Declaration of Interdependence
There are different styles of marriages:
Dependence - being unable to stand alone- must have mate mentally, emotionally and spiritually, unhappy without their attention.
Interdependence – the ability to stand alone- but choosing to connect with spouse, bringing individual gifting to add to whole value of couple.
Thoughtfulness at all costs, brings sensitivity and care one for another. Think about this passage of scripture and how it could be used in the context of marriage.
9Let love be without dissimulation. Abhor that which is evil; cleave to that which is good.
10Be kindly affectionate one to another with brotherly love; in honor preferring one another
11Not slothful in business; fervent in spirit; serving the Lord;
12Rejoicing in hope; patient in tribulation; continuing instant in prayer;
13Distributing to the necessity of saints; given to hospitality.
14Bless them which persecute you: bless, and curse not.
15Rejoice with them that do rejoice, and weep with them that weep.
16Be of the same mind one toward another. Mind not high things, but condescend to men of low estate. Be not wise in your own conceits.
17Recompense to no man evil for evil. Provide things honest in the sight of all men.
18If it be possible, as much as lieth in you, live peaceably with all men.
19Dearly beloved, avenge not yourselves, but rather give place unto wrath: for it is written, Vengeance is mine; I will repay, saith the Lord.
20Therefore if thine enemy hunger, feed him; if he thirst, give him drink: for in so doing thou shalt heap coals of fire on his head.
21Be not overcome of evil, but overcome evil with good.
Here are the Types of handling Conflicts.
These couples make decisions for personal interests at the expense of mate, One partner is the victim upon completion.
Dueling Dictators Strategy :
As resentment grows the subordinate spouse stages their own coup creating solid walls of resistance.
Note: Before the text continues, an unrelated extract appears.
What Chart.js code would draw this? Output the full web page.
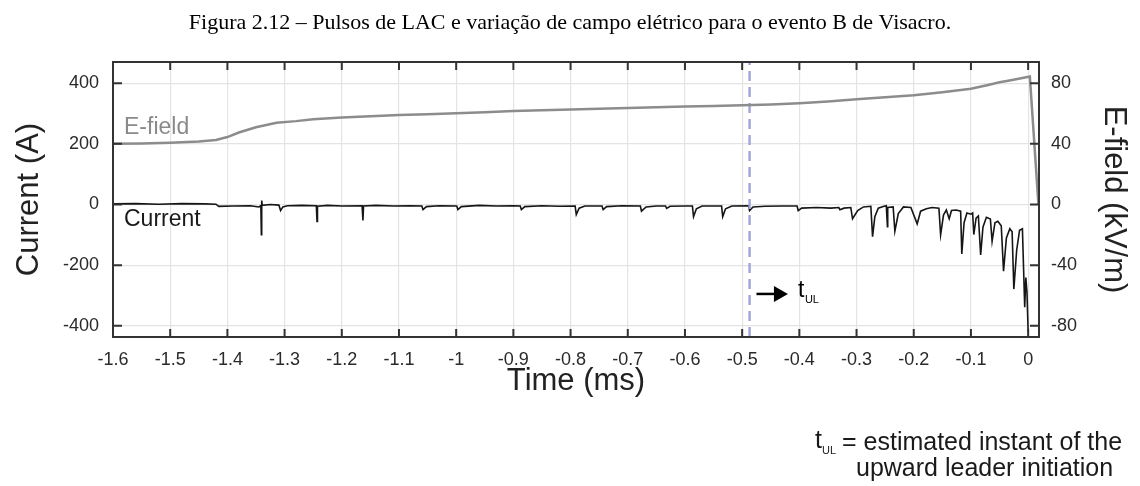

Both partners become victims.
Everyone for themselves, forget resolving issues, refusal to try to renew relationship endures each other and lives for self.
Both spouses don’t make decisions until they are in agreement. Neither spouse imposes their will upon the other. Making mutual decisions to benefit both, creates harmony and emotional bonding.
Guideline #1 Set ground rules to make negotiations pleasant and safe
Ground Rule #1 Try to be pleasant and cheerful throughout negotiations. (remember body language and voice inflections)
Ground Rule #2 Put safety first. Don’t make demands, show disrespect, or anger even if your mate does.
Ground Rule #3 If you reach an impasse where you are not getting anywhere or if one of you is starting to reach beyond the boundaries, stop negotiations and come back to the issue later. End the discussion by changing the subject to something more pleasant. After a brief pause the offending mate may apologize and wish to return to the subject that was so upsetting. But don’t go back into the minefield until it has been swept clear of mines.
Guideline #2 Identify the problem from both perspectives.
Before you start explaining each of your perspectives take 5 minutes to write down your thoughts on paper. This will help clarity your concerns before you begin discussion the issue with your spouse and it’s a good way to avoid demands, disrespect and anger.
Guideline #3 Brainstorm with abandon
Carry paper with you so you can jot down possible solutions to a problem as you think of them throughout the day. Some problems may require days of thought and pages of ideas. Keep in mind your goal a solutions that has mutual appeal.
Guideline #4 Choose the solution that meets the conditions of the Policy of Joint Agreement – mutual and enthusiastic agreement.
It is easier to have agreement regarding a short term experimental plan than a plan set in cement for life. If the plan doesn’t work out for one spouse you can go back to brain storming for a new one.
To avoid arguments about money use the Policy of Joint Agreement to create a budget. And then spend outside the budget only if you are both in enthusiastic agreement. Review your budget 3 months later to be sue you are still in agreement about each item.
The Policy of Joint Agreement not only helps you become great negotiators, it also protects your love for each other. Think Win – Win where both partners win. Don’t operate as the concept of Lose – Win, when one wins and the other feels like they lost. Or the other form which is Lose – Lose! Marriage can be great – when each partner learns to operate in maturity and wisdom.
Practice makes perfect. Look for the Win/Win solutions in life.